Mark Zuckerberg is many things, but he’s not a dummy. He’s also a multi-billionaire. He also holds (and pulls) the strings on a social media platform very important to us and our clients.

So it’s been no surprise as Facebook has become more focused on money. Since going public, Facebook is looking for a steady steam of revenue. And, frankly, for too long we’ve been able to leverage content on the site, especially promotional business content, to a captive audience without ever having to pay a penny to Facebook.

That all changed at the beginning of this year, when Facebook turned around the rules of what kind of reach sales-driving content got for free. The answer: Zero.

Boosting posts and buying ads in order to improve reach is now a must for all businesses. And for people sitting in our seats as strategists, so is the importance of understanding the nuances of just what they are getting for that money. This is not a matter of throwing tons of money at a platform and all your problems are solved. Like everything with social media, there are a lot more intricacies to that, especially if you are looking to reach very specific audiences with very specific messages.

This is where we can put into play what seems to me to be the Moneyball aspect of social media strategy work. For those of you nerds who haven’t been plugged into sports for the past decade, “Moneyball” is a best seller written by Michael Lewis, about how the Oakland A’s used data to make decisions about the players they would add to their team rather the gut instincts of their scouting department, because it allowed the A’s and their limited payroll to compete with teams like the Yankees who were able to stock up on talent with big-money contracts.

This Moneyball idea has since spread to many other sports teams and businesses, who are looking to analytics in order to draft the best players and make their personnel dollars stretch when it comes to competing with other, often larger and more revenue-rich, organizations.

As someone who works with small and medium sized business, and is part of one myself, this Moneyball philosophy has a lot of appeal. But I’ve also seen the idea of precise targeting of dollars in social media spending be trampled by a run-away elephant of brands who are throwing cash at agencies, who in turn throw it at the platforms with no real strategy in place. Aside from the strategy of SPEND!

This is the New York Yankees plan, and I guess works at times, but it becomes a battle only the most bloated powers can fight.  A big enough company could, in theory, buy so many ads on so many platforms to make any targeting unnecessary.

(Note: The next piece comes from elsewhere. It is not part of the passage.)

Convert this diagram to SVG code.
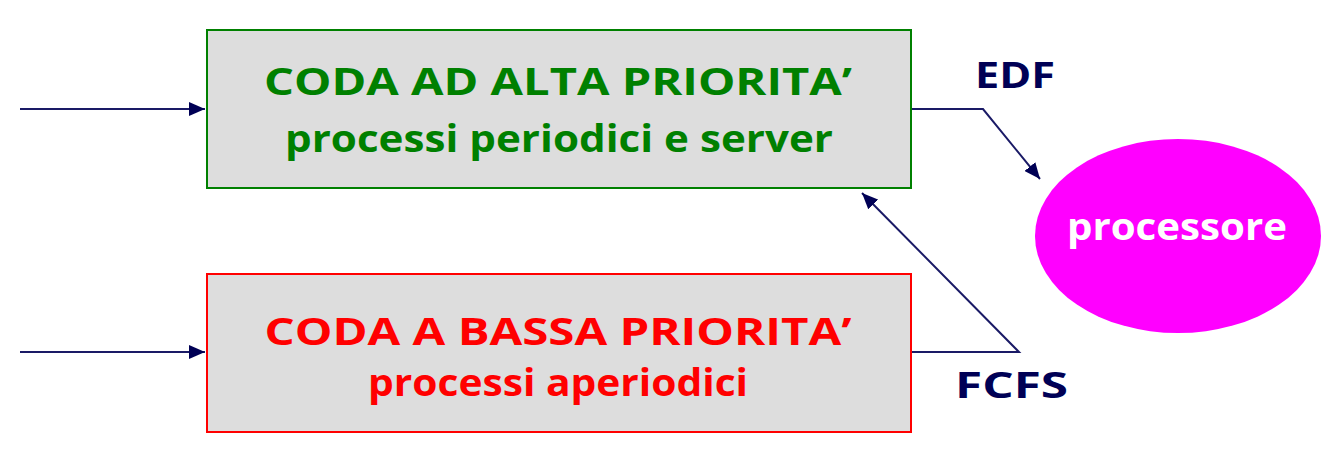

They want to reach everyone, and indeed they will reach everyone. But then does that reach turn into transactions, or by then are people so sick of the brand buying its way in front of their eyeballs that they want nothing to do with them?

And on the agency side, is there any effectiveness in taking loads of money to buy a wide reach when none of those customers are going to have any relationship with your brand. It’s like we say about follower and fan numbers – you can get a billion Chinese people to like your page if you pay enough money, but unless your small business in Edmond needs a billion Chinese customers it doesn’t do you any good. Anyone who has done and continues to do this sort of unfocused cash dump for clients is only interested in their piece of the cash dump.

Now let’s get back to Moneyball. What does that look like in the digital marketing space? It looks a lot like targeting to a very nitty-gritty audience in order to make $5 or $10 a day into a potent weapon, while at the same time using great content to continue to service the audience who are sticking with your brand every day on social media. Fortunately, the platforms continue to provide us in the social media strategy building world with metrics, statistics and data that shows results, often in real time, just as the originators of Moneyball had at their nerdy fingertips when they were determining the real value of players who got on base or were efficient with each at-bat.

In a world of online marketing, where every dollar counts, where every piece of content is a doorway between your brand and a potential sale, and where the rules can be changed from day-to-day on the whim of a young billionaire, it pays to be agile and able to make smart moves instead of big ones.